Практически все ранние детективы — включая рассказы Эдгара По — опирались на реальные истории громких преступлений.
В Англии 1830-х годов большой популярностью пользовались так называемые ньюгейтские романы — романтизированные жизнеописания преступников. Ньюгейт — одна из самых мрачных английских тюрем, где в XVIII веке содержалось особенно много смертников. В дни публичных казней у ворот тюрьмы продавали «Ньюгейтский календарь», иначе называвшийся «Список кровавых злодеев». Именно он и служил неисчерпаемым источником криминальных биографий.
Изначально это был просто список казненных, составленный надзирателем; впоследствии этот уникальный реестр приобрел размах и пафос — рассказы о преступниках становились все красочней, в них включались детские воспоминания, последние слова казненных, выразительные иллюстрации и даже стихотворные эпитафии.

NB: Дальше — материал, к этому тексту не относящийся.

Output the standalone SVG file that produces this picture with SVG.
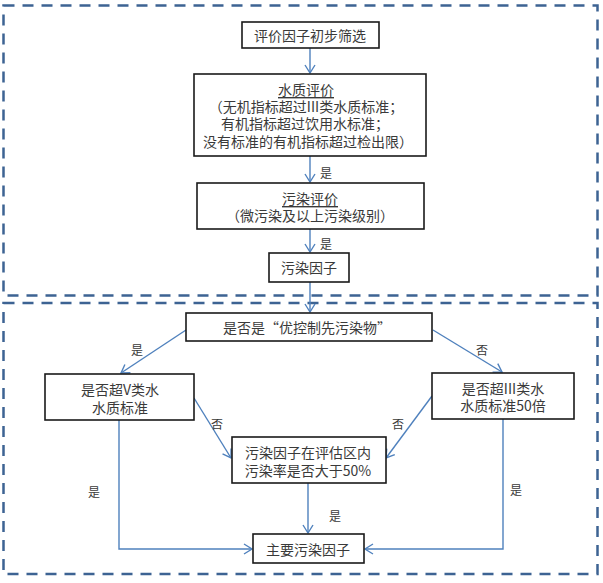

«Ньюгейтский календарь» претендовал и на воспитательную роль — его рекомендовалось дарить детям в назидание. Иллюстрация на фронтисписе одного из изданий изображает добродетельную мать, которая протягивает ребенку эту душеспасительную книгу, одновременно указывая на виднеющуюся за окном виселицу.
Фронтиспис «Ньюгейтского календаря» 1826 года издания
Неизвестно, насколько благотворно «Ньюгейтский календарь» влиял на молодые умы, но популярность его была огромна. Для английской литературы XVIII–XIX веков он стал неисчерпаемым кладезем сюжетов. К нему обращались Уильям Годвин, Генри Филдинг, Даниэль Дефо, Эдвард Бульвер-Литтон, Чарльз Диккенс и многие другие.
Газетные отчеты о преступлениях — часто весьма цветистые — также служили источником вдохновения. Один викторианский критик прямо советовал молодым литераторам читать внимательнее полицейские отчеты в газетах, особо отмечая те, которые удостоились передовицы, — и, таким образом, получать готовую историю, уже заслужившую интерес публики. Диккенсу доводилось писать журналистские материалы о полицейских расследованиях; у инспектора Баккета и сыщика Каффа были реальные прототипы. Многие громкие судебные дела нашли отражение в романах того времени.